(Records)
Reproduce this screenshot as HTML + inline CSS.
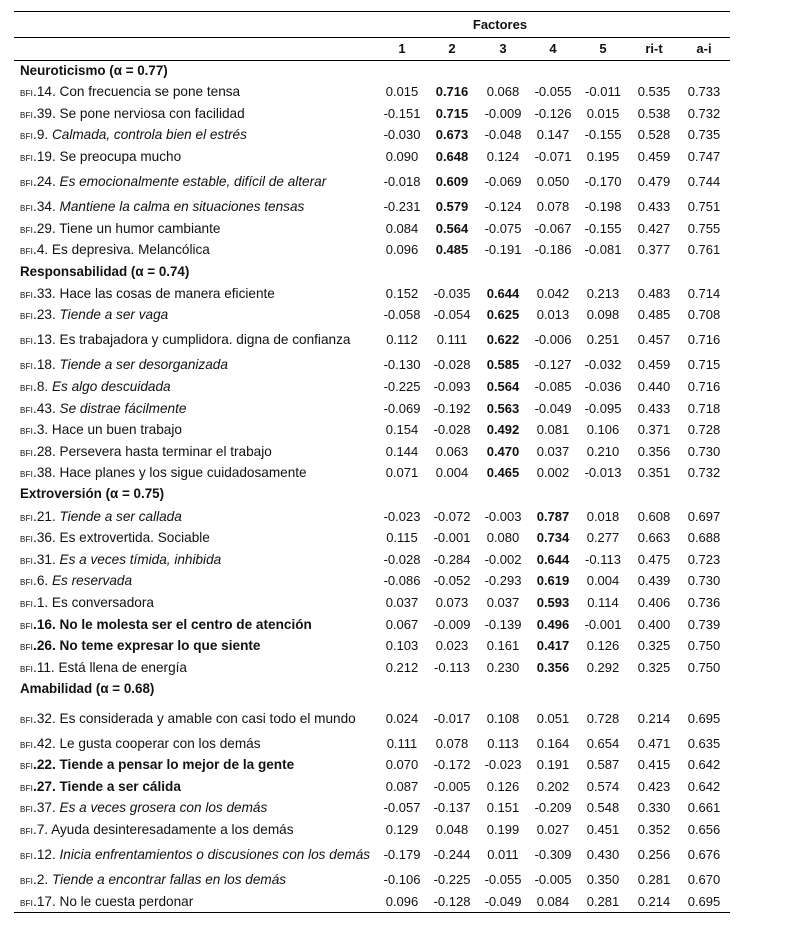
<!DOCTYPE html>
<html><head><meta charset="utf-8"><style>
body{margin:0;width:785px;height:925px;background:#fff;position:relative;font-family:"Liberation Sans","DejaVu Sans",sans-serif;font-size:13px;color:#111;overflow:hidden}
.l{position:absolute;left:14px;width:716px;height:0;border-top:1.3px solid #000}
.r{position:absolute;left:0;width:785px;height:16px;line-height:16px}
.lab{position:absolute;left:20px;white-space:nowrap;font-size:13.6px}
.h{position:absolute;left:20px;font-weight:bold;white-space:nowrap;font-size:13.4px}
.s{font-size:8px;letter-spacing:0.2px}
.n{position:absolute;width:56px;text-align:center}
.c1{left:374px}.c2{left:424px}.c3{left:475px}.c4{left:525px}.c5{left:575px}.c6{left:626px}.c7{left:676px}
b{font-weight:bold}
</style></head><body>
<div class="l" style="top:11px"></div>
<div class="l" style="top:37px;left:14px"></div>
<div class="l" style="top:60px"></div>
<div class="l" style="top:912px"></div>
<div class="r" style="top:17px"><span class="n" style="left:440px;width:120px;font-weight:bold">Factores</span></div>
<div class="r" style="top:41px;font-weight:bold"><span class="n c1">1</span><span class="n c2">2</span><span class="n c3">3</span><span class="n c4">4</span><span class="n c5">5</span><span class="n c6">ri-t</span><span class="n c7">a-i</span></div>
<div id="rows"></div>
<script>
var R=[
[71,"H","Neuroticismo (α = 0.77)"],
[92,"","14. Con frecuencia se pone tensa","0.015","0.716","0.068","-0.055","-0.011","0.535","0.733",2],
[114,"","39. Se pone nerviosa con facilidad","-0.151","0.715","-0.009","-0.126","0.015","0.538","0.732",2],
[135,"i","9. |Calmada, controla bien el estrés","-0.030","0.673","-0.048","0.147","-0.155","0.528","0.735",2],
[157,"","19. Se preocupa mucho","0.090","0.648","0.124","-0.071","0.195","0.459","0.747",2],
[182,"i","24. |Es emocionalmente estable, difícil de alterar","-0.018","0.609","-0.069","0.050","-0.170","0.479","0.744",2],
[207,"i","34. |Mantiene la calma en situaciones tensas","-0.231","0.579","-0.124","0.078","-0.198","0.433","0.751",2],
[229,"","29. Tiene un humor cambiante","0.084","0.564","-0.075","-0.067","-0.155","0.427","0.755",2],
[250,"","4. Es depresiva. Melancólica","0.096","0.485","-0.191","-0.186","-0.081","0.377","0.761",2],
[272,"H","Responsabilidad (α = 0.74)"],
[294,"","33. Hace las cosas de manera eficiente","0.152","-0.035","0.644","0.042","0.213","0.483","0.714",3],
[315,"i","23. |Tiende a ser vaga","-0.058","-0.054","0.625","0.013","0.098","0.485","0.708",3],
[340,"","13. Es trabajadora y cumplidora. digna de confianza","0.112","0.111","0.622","-0.006","0.251","0.457","0.716",3],
[365,"i","18. |Tiende a ser desorganizada","-0.130","-0.028","0.585","-0.127","-0.032","0.459","0.715",3],
[387,"i","8. |Es algo descuidada","-0.225","-0.093","0.564","-0.085","-0.036","0.440","0.716",3],
[409,"i","43. |Se distrae fácilmente","-0.069","-0.192","0.563","-0.049","-0.095","0.433","0.718",3],
[430,"","3. Hace un buen trabajo","0.154","-0.028","0.492","0.081","0.106","0.371","0.728",3],
[452,"","28. Persevera hasta terminar el trabajo","0.144","0.063","0.470","0.037","0.210","0.356","0.730",3],
[473,"","38. Hace planes y los sigue cuidadosamente","0.071","0.004","0.465","0.002","-0.013","0.351","0.732",3],
[494,"H","Extroversión (α = 0.75)"],
[517,"i","21. |Tiende a ser callada","-0.023","-0.072","-0.003","0.787","0.018","0.608","0.697",4],
[538,"","36. Es extrovertida. Sociable","0.115","-0.001","0.080","0.734","0.277","0.663","0.688",4],
[560,"i","31. |Es a veces tímida, inhibida","-0.028","-0.284","-0.002","0.644","-0.113","0.475","0.723",4],
[581,"i","6. |Es reservada","-0.086","-0.052","-0.293","0.619","0.004","0.439","0.730",4],
[603,"","1. Es conversadora","0.037","0.073","0.037","0.593","0.114","0.406","0.736",4],
[625,"b","16. No le molesta ser el centro de atención","0.067","-0.009","-0.139","0.496","-0.001","0.400","0.739",4],
[646,"b","26. No teme expresar lo que siente","0.103","0.023","0.161","0.417","0.126","0.325","0.750",4],
[668,"","11. Está llena de energía","0.212","-0.113","0.230","0.356","0.292","0.325","0.750",4],
[689,"H","Amabilidad (α = 0.68)"],
[719,"","32. Es considerada y amable con casi todo el mundo","0.024","-0.017","0.108","0.051","0.728","0.214","0.695",0],
[744,"","42. Le gusta cooperar con los demás","0.111","0.078","0.113","0.164","0.654","0.471","0.635",0],
[765,"b","22. Tiende a pensar lo mejor de la gente","0.070","-0.172","-0.023","0.191","0.587","0.415","0.642",0],
[787,"b","27. Tiende a ser cálida","0.087","-0.005","0.126","0.202","0.574","0.423","0.642",0],
[808,"i","37. |Es a veces grosera con los demás","-0.057","-0.137","0.151","-0.209","0.548","0.330","0.661",0],
[830,"","7. Ayuda desinteresadamente a los demás","0.129","0.048","0.199","0.027","0.451","0.352","0.656",0],
[855,"i","12. |Inicia enfrentamientos o discusiones con los demás","-0.179","-0.244","0.011","-0.309","0.430","0.256","0.676",0],
[880,"i","2. |Tiende a encontrar fallas en los demás","-0.106","-0.225","-0.055","-0.005","0.350","0.281","0.670",0],
[902,"","17. No le cuesta perdonar","0.096","-0.128","-0.049","0.084","0.281","0.214","0.695",0]
];
var h="";
R.forEach(function(r){
 var t=r[0]-8;
 if(r[1]=="H"){h+='<div class="r" style="top:'+t+'px"><span class="h">'+r[2]+'</span></div>';return;}
 var txt=r[2],lab;
 if(r[1]=="i"){var p=txt.split("|");lab=p[0]+"<i>"+p[1]+"</i>";}
 else if(r[1]=="b"){lab="<b>"+txt+"</b>";}
 else lab=txt;
 var s='<div class="r" style="top:'+t+'px"><span class="lab"><span class="s">BFI</span>'+(r[1]=="b"?"<b>.</b>":".")+lab+'</span>';
 for(var k=1;k<=7;k++){var v=r[2+k];if(k==r[10])v="<b>"+v+"</b>";s+='<span class="n c'+k+'">'+v+'</span>';}
 h+=s+'</div>';
});
document.getElementById("rows").innerHTML=h;
</script>
</body></html>
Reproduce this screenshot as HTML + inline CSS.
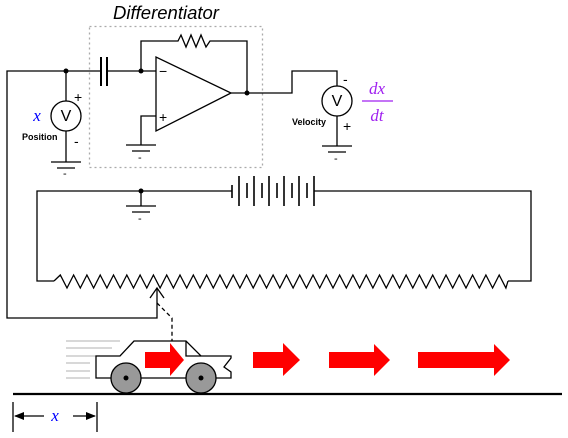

--- Your instructions ---
Transcribe the records above exactly, leaving out every picture.

--- Answer to the exercise ---
Reproduce this screenshot as HTML + inline CSS.
<!DOCTYPE html>
<html><head><meta charset="utf-8"><style>
body{margin:0;width:785px;height:925px;background:#fff;position:relative;font-family:"Liberation Sans","DejaVu Sans",sans-serif;font-size:13px;color:#111;overflow:hidden}
.l{position:absolute;left:14px;width:716px;height:0;border-top:1.3px solid #000}
.r{position:absolute;left:0;width:785px;height:16px;line-height:16px}
.lab{position:absolute;left:20px;white-space:nowrap;font-size:13.6px}
.h{position:absolute;left:20px;font-weight:bold;white-space:nowrap;font-size:13.4px}
.s{font-size:8px;letter-spacing:0.2px}
.n{position:absolute;width:56px;text-align:center}
.c1{left:374px}.c2{left:424px}.c3{left:475px}.c4{left:525px}.c5{left:575px}.c6{left:626px}.c7{left:676px}
b{font-weight:bold}
</style></head><body>
<div class="l" style="top:11px"></div>
<div class="l" style="top:37px;left:14px"></div>
<div class="l" style="top:60px"></div>
<div class="l" style="top:912px"></div>
<div class="r" style="top:17px"><span class="n" style="left:440px;width:120px;font-weight:bold">Factores</span></div>
<div class="r" style="top:41px;font-weight:bold"><span class="n c1">1</span><span class="n c2">2</span><span class="n c3">3</span><span class="n c4">4</span><span class="n c5">5</span><span class="n c6">ri-t</span><span class="n c7">a-i</span></div>
<div id="rows"></div>
<script>
var R=[
[71,"H","Neuroticismo (α = 0.77)"],
[92,"","14. Con frecuencia se pone tensa","0.015","0.716","0.068","-0.055","-0.011","0.535","0.733",2],
[114,"","39. Se pone nerviosa con facilidad","-0.151","0.715","-0.009","-0.126","0.015","0.538","0.732",2],
[135,"i","9. |Calmada, controla bien el estrés","-0.030","0.673","-0.048","0.147","-0.155","0.528","0.735",2],
[157,"","19. Se preocupa mucho","0.090","0.648","0.124","-0.071","0.195","0.459","0.747",2],
[182,"i","24. |Es emocionalmente estable, difícil de alterar","-0.018","0.609","-0.069","0.050","-0.170","0.479","0.744",2],
[207,"i","34. |Mantiene la calma en situaciones tensas","-0.231","0.579","-0.124","0.078","-0.198","0.433","0.751",2],
[229,"","29. Tiene un humor cambiante","0.084","0.564","-0.075","-0.067","-0.155","0.427","0.755",2],
[250,"","4. Es depresiva. Melancólica","0.096","0.485","-0.191","-0.186","-0.081","0.377","0.761",2],
[272,"H","Responsabilidad (α = 0.74)"],
[294,"","33. Hace las cosas de manera eficiente","0.152","-0.035","0.644","0.042","0.213","0.483","0.714",3],
[315,"i","23. |Tiende a ser vaga","-0.058","-0.054","0.625","0.013","0.098","0.485","0.708",3],
[340,"","13. Es trabajadora y cumplidora. digna de confianza","0.112","0.111","0.622","-0.006","0.251","0.457","0.716",3],
[365,"i","18. |Tiende a ser desorganizada","-0.130","-0.028","0.585","-0.127","-0.032","0.459","0.715",3],
[387,"i","8. |Es algo descuidada","-0.225","-0.093","0.564","-0.085","-0.036","0.440","0.716",3],
[409,"i","43. |Se distrae fácilmente","-0.069","-0.192","0.563","-0.049","-0.095","0.433","0.718",3],
[430,"","3. Hace un buen trabajo","0.154","-0.028","0.492","0.081","0.106","0.371","0.728",3],
[452,"","28. Persevera hasta terminar el trabajo","0.144","0.063","0.470","0.037","0.210","0.356","0.730",3],
[473,"","38. Hace planes y los sigue cuidadosamente","0.071","0.004","0.465","0.002","-0.013","0.351","0.732",3],
[494,"H","Extroversión (α = 0.75)"],
[517,"i","21. |Tiende a ser callada","-0.023","-0.072","-0.003","0.787","0.018","0.608","0.697",4],
[538,"","36. Es extrovertida. Sociable","0.115","-0.001","0.080","0.734","0.277","0.663","0.688",4],
[560,"i","31. |Es a veces tímida, inhibida","-0.028","-0.284","-0.002","0.644","-0.113","0.475","0.723",4],
[581,"i","6. |Es reservada","-0.086","-0.052","-0.293","0.619","0.004","0.439","0.730",4],
[603,"","1. Es conversadora","0.037","0.073","0.037","0.593","0.114","0.406","0.736",4],
[625,"b","16. No le molesta ser el centro de atención","0.067","-0.009","-0.139","0.496","-0.001","0.400","0.739",4],
[646,"b","26. No teme expresar lo que siente","0.103","0.023","0.161","0.417","0.126","0.325","0.750",4],
[668,"","11. Está llena de energía","0.212","-0.113","0.230","0.356","0.292","0.325","0.750",4],
[689,"H","Amabilidad (α = 0.68)"],
[719,"","32. Es considerada y amable con casi todo el mundo","0.024","-0.017","0.108","0.051","0.728","0.214","0.695",0],
[744,"","42. Le gusta cooperar con los demás","0.111","0.078","0.113","0.164","0.654","0.471","0.635",0],
[765,"b","22. Tiende a pensar lo mejor de la gente","0.070","-0.172","-0.023","0.191","0.587","0.415","0.642",0],
[787,"b","27. Tiende a ser cálida","0.087","-0.005","0.126","0.202","0.574","0.423","0.642",0],
[808,"i","37. |Es a veces grosera con los demás","-0.057","-0.137","0.151","-0.209","0.548","0.330","0.661",0],
[830,"","7. Ayuda desinteresadamente a los demás","0.129","0.048","0.199","0.027","0.451","0.352","0.656",0],
[855,"i","12. |Inicia enfrentamientos o discusiones con los demás","-0.179","-0.244","0.011","-0.309","0.430","0.256","0.676",0],
[880,"i","2. |Tiende a encontrar fallas en los demás","-0.106","-0.225","-0.055","-0.005","0.350","0.281","0.670",0],
[902,"","17. No le cuesta perdonar","0.096","-0.128","-0.049","0.084","0.281","0.214","0.695",0]
];
var h="";
R.forEach(function(r){
 var t=r[0]-8;
 if(r[1]=="H"){h+='<div class="r" style="top:'+t+'px"><span class="h">'+r[2]+'</span></div>';return;}
 var txt=r[2],lab;
 if(r[1]=="i"){var p=txt.split("|");lab=p[0]+"<i>"+p[1]+"</i>";}
 else if(r[1]=="b"){lab="<b>"+txt+"</b>";}
 else lab=txt;
 var s='<div class="r" style="top:'+t+'px"><span class="lab"><span class="s">BFI</span>'+(r[1]=="b"?"<b>.</b>":".")+lab+'</span>';
 for(var k=1;k<=7;k++){var v=r[2+k];if(k==r[10])v="<b>"+v+"</b>";s+='<span class="n c'+k+'">'+v+'</span>';}
 h+=s+'</div>';
});
document.getElementById("rows").innerHTML=h;
</script>
</body></html>
Reproduce this screenshot as HTML + inline CSS.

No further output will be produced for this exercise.